Have no anxiety about anything, but in everything by prayer and supplication with thanksgiving let your requests be made known to God. Phillipians 4:6



Thursday, October 28, 2010

Time for a trip to the doctor....

So after a year of trying to conceive I decided to go see my OB/GYN to ask a few questions and get his opinion on our situation. He didn't seem concerned at all and actually told me to give it a couple of more months. He said that if I wasn't pregnant in 3 months to call and schedule an appointment with the infertility doctor. Wait a minute......the infertility doctor? Apparently, once you have tried to conceive naturally for one year with no luck you are considered infertile.

So, three months (and tons of tears) passed and we still weren't pregnant. I made the dreaded appointment with the infertility doctor. I was so nervous, anxious and excited about the appointment. The thought of what might be wrong was scaring me to death......but hoping that this would finally be the end of my "trying to conceive" journey was exciting. Boy was I wrong.
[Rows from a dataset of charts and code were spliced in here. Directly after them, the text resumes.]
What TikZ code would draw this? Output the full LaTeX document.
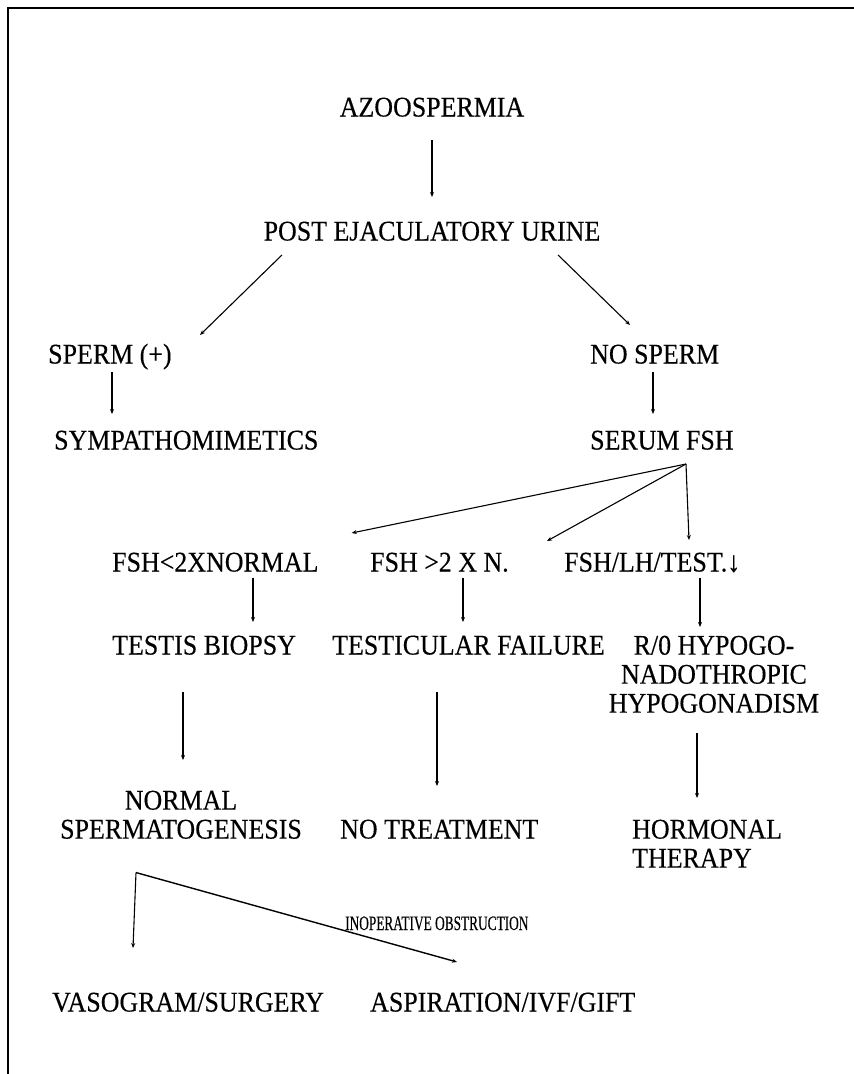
\documentclass[tikz,border=0pt]{standalone}
\usepackage{fontspec}
\setmainfont{Liberation Serif}[FakeStretch=0.91, FakeBold=0.3]
\newfontfamily\notefont{Liberation Serif}[FakeStretch=0.65, FakeBold=0.3]
\usetikzlibrary{arrows.meta,calc}

\tikzset{
  lbl/.style={inner sep=0pt, anchor=base west, font=\fontsize{28.5}{29}\selectfont},
  blk/.style={lbl, align=center, anchor=north},
  note/.style={inner sep=0pt, anchor=base west, font=\notefont\fontsize{20.5}{22}\selectfont},
  arr/.style={-{Stealth[length=5pt,width=4pt]}, line width=1.1pt}
}

\begin{document}
\begin{tikzpicture}[x=1pt,y=-1pt]
  \useasboundingbox (0,0) rectangle (854,1074);

  % Frame
  \draw[line width=2pt] (8,1074) -- (8,8) -- (854,8);

  % Top of the tree
  \node[lbl, anchor=base] (azo) at (432,116.5) {AZOOSPERMIA};
  \node[lbl, anchor=base] (post) at (432,240.5) {POST EJACULATORY URINE};

  % Sperm or no sperm
  \node[lbl] (sperm) at (48,363.5) {SPERM (+)};
  \node[lbl] (nosperm) at (590,363.5) {NO SPERM};
  \node[lbl] (symp) at (54,449.5) {SYMPATHOMIMETICS};
  \node[lbl] (serum) at (590,449.5) {SERUM FSH};

  % FSH levels
  \node[lbl] (fshlow) at (112,571.5) {FSH<2XNORMAL};
  \node[lbl] (fshhigh) at (370,571.5) {FSH >2 X N.};
  \node[lbl] (fshall) at (564,571.5) {FSH/LH/TEST.↓};

  % Diagnosis
  \node[lbl] (biopsy) at (112,654.5) {TESTIS BIOPSY};
  \node[lbl] (failure) at (332,654.5) {TESTICULAR FAILURE};
  \node[blk] (hypo) at (714,635.5) {R/0 HYPOGO-\\NADOTHROPIC\\HYPOGONADISM};

  % Outcome
  \node[blk] (normal) at (181,790.5) {NORMAL\\SPERMATOGENESIS};
  \node[lbl] (notreat) at (340,838.5) {NO TREATMENT};
  \node[blk, align=left, anchor=north west] (hormonal) at (632,819.5) {HORMONAL\\THERAPY};

  % Last step
  \node[note] (inop) at (345,930) {INOPERATIVE OBSTRUCTION};
  \node[lbl] (vaso) at (52,1011.5) {VASOGRAM/SURGERY};
  \node[lbl] (aspir) at (370,1011.5) {ASPIRATION/IVF/GIFT};

  % Arrows
  \draw[arr] ($(azo.base)+(0,23.5)$) -- ($(post.base)+(0,-43.5)$);
  \draw[arr] ($(post.base west)+(18.5,14.5)$) -- ($(sperm.base west)+(152,-28.5)$);
  \draw[arr] ($(post.base east)+(-42.5,14.5)$) -- ($(nosperm.base west)+(40,-38.5)$);
  \draw[arr] ($(sperm.base west)+(64,8.5)$) -- ($(symp.base west)+(58,-35.5)$);
  \draw[arr] ($(nosperm.base west)+(63,8.5)$) -- ($(serum.base west)+(63,-35.5)$);

  \coordinate (fan) at ($(serum.base west)+(96,14.5)$);
  \draw[arr] (fan) -- ($(fshlow.base east)+(33,-38.5)$);
  \draw[arr] (fan) -- ($(fshall.base west)+(-17,-30.5)$);
  \draw[arr] (fan) -- ($(fshall.base west)+(125,-31.5)$);

  \draw[arr] ($(fshlow.base west)+(141,6.5)$) -- ($(biopsy.base west)+(141,-32.5)$);
  \draw[arr] ($(fshhigh.base west)+(93,6.5)$) -- ($(failure.base west)+(131,-32.5)$);
  \draw[arr] ($(fshall.base west)+(136,6.5)$) -- ($(hypo.north)+(-14,-8.5)$);

  \draw[arr] ($(biopsy.base west)+(71,37.5)$) -- ($(normal.north)+(2,-30.5)$);
  \draw[arr] ($(failure.base west)+(105,37.5)$) -- ($(notreat.base west)+(97,-52.5)$);
  \draw[arr] ($(hypo.south)+(-17,20)$) -- ($(hormonal.north west)+(65,-21.5)$);

  \coordinate (split) at ($(normal.south)+(-45,33.5)$);
  \draw[arr] (split) -- ($(vaso.base west)+(81,-63.5)$);
  \draw[arr, line width=1.4pt] (split) -- ($(aspir.base west)+(87,-49.5)$);
\end{tikzpicture}
\end{document}
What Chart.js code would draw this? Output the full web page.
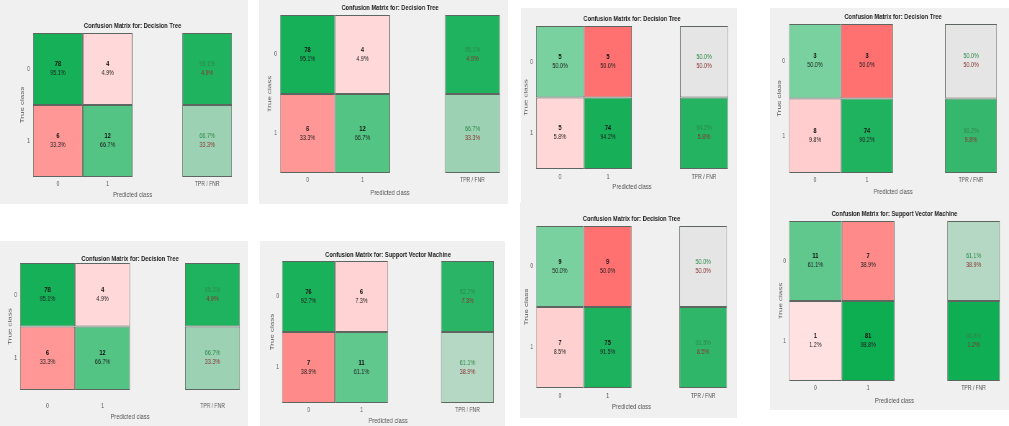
<!DOCTYPE html>
<html>
<head>
<meta charset="utf-8">
<script src="https://cdn.jsdelivr.net/npm/chart.js@4.4.1/dist/chart.umd.min.js"></script>
<style>
html, body { margin: 0; padding: 0; background: #ffffff; width: 1009px; height: 426px; overflow: hidden; }
.panel { position: absolute; background: #f0f0f0; overflow: hidden; }
.panel canvas { position: absolute; left: 0; top: 0; transform-origin: 0 0; }
</style>
</head>
<body>
<script>
// ---------------- DATA ----------------
const predictedClassLabels = ['0', '1', '', 'TPR / FNR'];
const trueClassLabels = ['0', '1'];
const xAxisTitle = 'Predicted class';
const yAxisTitle = 'True class';

const panelTitles = [
  'Confusion Matrix for: Decision Tree',
  'Confusion Matrix for: Decision Tree',
  'Confusion Matrix for: Decision Tree',
  'Confusion Matrix for: Decision Tree',
  'Confusion Matrix for: Decision Tree',
  'Confusion Matrix for: Support Vector Machine',
  'Confusion Matrix for: Decision Tree',
  'Confusion Matrix for: Support Vector Machine'
];

// cells in order: [true0/pred0, true0/pred1, true1/pred0, true1/pred1]
const counts1 = [78, 4, 6, 12];
const percents1 = [95.1, 4.9, 33.3, 66.7];
const rates1 = [95.1, 4.9, 66.7, 33.3];   // [TPR0, FNR0, TPR1, FNR1]

const counts2 = [78, 4, 6, 12];
const percents2 = [95.1, 4.9, 33.3, 66.7];
const rates2 = [95.1, 4.9, 66.7, 33.3];

const counts3 = [5, 5, 5, 74];
const percents3 = [50.0, 50.0, 5.8, 94.2];
const rates3 = [50.0, 50.0, 94.2, 5.8];

const counts4 = [3, 3, 8, 74];
const percents4 = [50.0, 50.0, 9.8, 90.2];
const rates4 = [50.0, 50.0, 90.2, 9.8];

const counts5 = [78, 4, 6, 12];
const percents5 = [95.1, 4.9, 33.3, 66.7];
const rates5 = [95.1, 4.9, 66.7, 33.3];

const counts6 = [76, 6, 7, 11];
const percents6 = [92.7, 7.3, 38.9, 61.1];
const rates6 = [92.7, 7.3, 61.1, 38.9];

const counts7 = [9, 9, 7, 75];
const percents7 = [50.0, 50.0, 8.5, 91.5];
const rates7 = [50.0, 50.0, 91.5, 8.5];

const counts8 = [11, 7, 1, 81];
const percents8 = [61.1, 38.9, 1.2, 98.8];
const rates8 = [61.1, 38.9, 98.8, 1.2];

const panelCounts = [counts1, counts2, counts3, counts4, counts5, counts6, counts7, counts8];
const panelPercents = [percents1, percents2, percents3, percents4, percents5, percents6, percents7, percents8];
const panelRates = [rates1, rates2, rates3, rates4, rates5, rates6, rates7, rates8];

// ---------------- LAYOUT / STYLE ----------------
const SX = 0.72; // horizontal squeeze of the screenshots
const FONT = '"Liberation Sans", Arial, sans-serif';
// rect: [x, y, w, h]; grid: [left, right, top, bottom] in page pixels
const panelLayouts = [
  { rect: [0, 0, 248, 204],   grid: [33, 232, 33, 177],   titleY: 26,  xTickY: 184, xTitleY: 195, yTickX: 30,  yTitleX: 22 },
  { rect: [259, 0, 249, 204], grid: [280, 500, 15, 173],  titleY: 8,   xTickY: 180, xTitleY: 193, yTickX: 277, yTitleX: 270 },
  { rect: [521, 8, 216, 194], grid: [536, 728, 26, 169],  titleY: 19,  xTickY: 177, xTitleY: 187, yTickX: 533, yTitleX: 526 },
  { rect: [770, 8, 239, 194], grid: [789, 997, 24, 173],  titleY: 17,  xTickY: 180, xTitleY: 192, yTickX: 785, yTitleX: 779 },
  { rect: [0, 241, 248, 185], grid: [20, 240, 263, 390],  titleY: 259, xTickY: 406, xTitleY: 417, yTickX: 17,  yTitleX: 10 },
  { rect: [260, 241, 245, 185], grid: [282, 494, 261, 403], titleY: 255, xTickY: 410, xTitleY: 421, yTickX: 279, yTitleX: 272 },
  { rect: [520, 202, 217, 216], grid: [536, 727, 226, 388], titleY: 219, xTickY: 396, xTitleY: 407, yTickX: 533, yTitleX: 526 },
  { rect: [770, 202, 239, 208], grid: [789, 1000, 221, 381], titleY: 214, xTickY: 388, xTitleY: 401, yTickX: 786, yTitleX: 781 }
];

const GREEN_LOW = [230, 245, 236], GREEN_HIGH = [10, 172, 80];
const RED_LOW = [255, 228, 228], RED_HIGH = [255, 112, 112];
const NEUTRAL = [229, 229, 229];
function mix(a, b, t) {
  t = Math.max(0, Math.min(1, t));
  return 'rgb(' + a.map((v, k) => Math.round(v + (b[k] - v) * t)).join(',') + ')';
}

function cellColor(p, r, c) {
  if (predictedClassLabels[c] === '') return 'rgba(0,0,0,0)';
  if (c < 2) {
    const v = panelPercents[p][r * 2 + c];
    return r === c ? mix(GREEN_LOW, GREEN_HIGH, v / 100) : mix(RED_LOW, RED_HIGH, v / 50);
  }
  const t = (panelRates[p][r * 2] - 50) / 50;
  return t >= 0 ? mix(NEUTRAL, GREEN_HIGH, t) : mix(NEUTRAL, RED_HIGH, -t);
}

function makePanel(p) {
  const L = panelLayouts[p];
  const [rx, ry, rw, rh] = L.rect;
  const [gl, gr, gt, gb] = L.grid;
  const div = document.createElement('div');
  div.className = 'panel';
  Object.assign(div.style, { left: rx + 'px', top: ry + 'px', width: rw + 'px', height: rh + 'px' });
  document.body.appendChild(div);

  const CW = Math.round(rw / SX);
  const canvas = document.createElement('canvas');
  canvas.width = CW; canvas.height = rh;
  canvas.style.width = CW + 'px'; canvas.style.height = rh + 'px';
  canvas.style.transform = 'scaleX(' + SX + ')';
  div.appendChild(canvas);

  const lg = (gl - rx) / SX, rg = (gr - rx) / SX, tg = gt - ry, bg = gb - ry;
  const TITLE_FS = 8;
  const titleCenter = L.titleY - ry;
  const padTop = Math.max(0, titleCenter - TITLE_FS / 2);
  const titlePadBottom = Math.max(0, tg - padTop - TITLE_FS);
  const TICK_FS = 7, TICK_LH = TICK_FS * 1.2;
  const AX_FS = 8, AX_LH = AX_FS * 1.2;
  const xAxisH = rh - bg;
  const yAxisW = lg;
  const xTickPad = Math.max(0, (L.xTickY - gb) - TICK_LH / 2);
  const xTitlePadBottom = Math.max(0, (ry + rh - L.xTitleY) - AX_LH / 2);
  const yTickPad = Math.max(0, (gl - L.yTickX) / SX);
  const yTitlePadTop = Math.max(0, (L.yTitleX - rx) / SX - AX_LH / 2);

  const counts = panelCounts[p], percents = panelPercents[p], rates = panelRates[p];

  const datasets = trueClassLabels.map((lab, r) => ({
    label: 'True class ' + lab,
    data: predictedClassLabels.map(l => (l === '' ? null : 1)),
    backgroundColor: predictedClassLabels.map((l, c) => cellColor(p, r, c)),
    borderColor: '#5d675f',
    borderWidth: 1,
    borderSkipped: false,
    inflateAmount: 0,
    barPercentage: 1,
    categoryPercentage: 1
  }));

  const cellText = {
    id: 'cellText' + p,
    afterDatasetsDraw(chart) {
      const ctx = chart.ctx;
      chart.data.datasets.forEach((ds, r) => {
        const meta = chart.getDatasetMeta(r);
        meta.data.forEach((el, c) => {
          if (ds.data[c] == null) return;
          const { x, y, base } = el.getProps(['x', 'y', 'base'], true);
          const cy = (y + base) / 2;
          ctx.save();
          ctx.textAlign = 'center';
          ctx.textBaseline = 'middle';
          if (c < 2) {
            ctx.font = 'bold 8px ' + FONT;
            ctx.fillStyle = '#111111';
            ctx.fillText(String(counts[r * 2 + c]), x, cy - 5);
            ctx.font = '7.5px ' + FONT;
            ctx.fillStyle = '#1f1f1f';
            ctx.fillText(percents[r * 2 + c].toFixed(1) + '%', x, cy + 4);
          } else {
            ctx.font = '7.5px ' + FONT;
            ctx.fillStyle = '#2e8a4a';
            ctx.fillText(rates[r * 2].toFixed(1) + '%', x, cy - 5);
            ctx.fillStyle = '#8c3434';
            ctx.fillText(rates[r * 2 + 1].toFixed(1) + '%', x, cy + 4);
          }
          ctx.restore();
        });
      });
    }
  };

  new Chart(canvas, {
    type: 'bar',
    data: { labels: predictedClassLabels, datasets },
    plugins: [cellText],
    options: {
      responsive: false,
      animation: false,
      events: [],
      devicePixelRatio: 1,
      layout: { padding: { left: 0, right: CW - rg, top: padTop, bottom: 0 } },
      plugins: {
        legend: { display: false },
        tooltip: { enabled: false },
        title: {
          display: true,
          text: panelTitles[p],
          fullSize: false,
          color: '#222222',
          font: { family: FONT, size: TITLE_FS, weight: 'bold', lineHeight: 1 },
          padding: { top: 0, bottom: titlePadBottom }
        }
      },
      scales: {
        x: {
          type: 'category',
          stacked: true,
          offset: true,
          grid: { display: false, drawTicks: false },
          border: { display: false },
          ticks: { font: { family: FONT, size: TICK_FS }, color: '#555555', padding: xTickPad, maxRotation: 0, autoSkip: false },
          title: { display: true, text: xAxisTitle, color: '#555555', font: { family: FONT, size: AX_FS }, padding: { top: 0, bottom: xTitlePadBottom } },
          afterFit(s) { s.height = xAxisH; }
        },
        y: {
          type: 'linear',
          stacked: true,
          min: 0,
          max: trueClassLabels.length,
          reverse: true,
          grid: { display: false, drawTicks: false },
          border: { display: false },
          afterBuildTicks(axis) { axis.ticks = trueClassLabels.map((_, k) => ({ value: k + 0.5 })); },
          ticks: {
            font: { family: FONT, size: TICK_FS }, color: '#555555', padding: yTickPad,
            callback: (v) => trueClassLabels[Math.floor(v)]
          },
          title: { display: true, text: yAxisTitle, color: '#555555', font: { family: FONT, size: AX_FS }, padding: { top: yTitlePadTop, bottom: 0 } },
          afterFit(s) { s.width = yAxisW; }
        }
      }
    }
  });
}

for (let p = 0; p < panelLayouts.length; p++) makePanel(p);
</script>
</body>
</html>
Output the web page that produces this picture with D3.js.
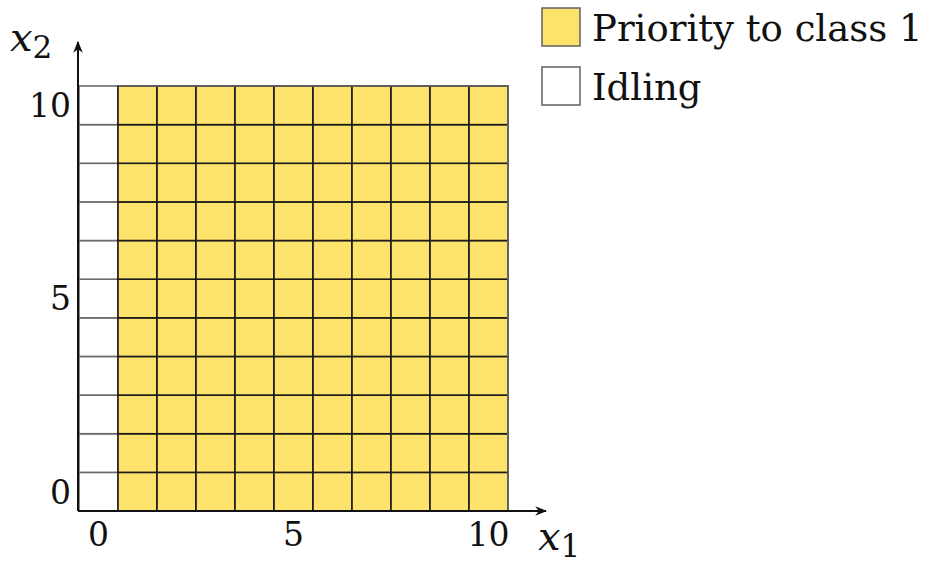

It was only the beginning.

My first appointment was basically just a consultation with the nurse. She went over all the potential problems with couples who are having trouble getting pregnant. She seemed very optimistic for us because, after all, we had gotten pregnant before. The next appointment was just a bunch of bloodwork. I found out that I was no longer immune to whooping cough and had to get a vaccine......which meant we couldn't try for a month. (A month seems like a year when you are "ttc".) They also told me that my Estrogen seemed to be a little low. They said that was not a big deal and they would probably just start me on Clomid. I had heard of Clomid before and was sooooo excited about it. Everyone I talked to that had taken Clomid had gotten pregnant within 3 months. Yayyyy!!!!! It's finally going to happen. I will be pregnant in no time and this will all be behind me......

I took Clomid for three months and even did an HCG shot with it the third month. Nothing.....except for the most horrible mood swings you could possibly imagine. I'm surprised my marriage didn't fall apart in the process. I never in a million years could have imagined the stress and strain that infertility could put on a marriage. This was supposed to be fun and exciting. But it turned into anger, jealousy, resentment, sadness, and depression. I finallly got to the point where I didn't want to talk to anyone, see anyone or do anything. I just wanted to sit at home by myself and cry. Everywhere I went I was surrounded by pregnant women. I couldn't get away from them. I had become a person that I never thought I could be.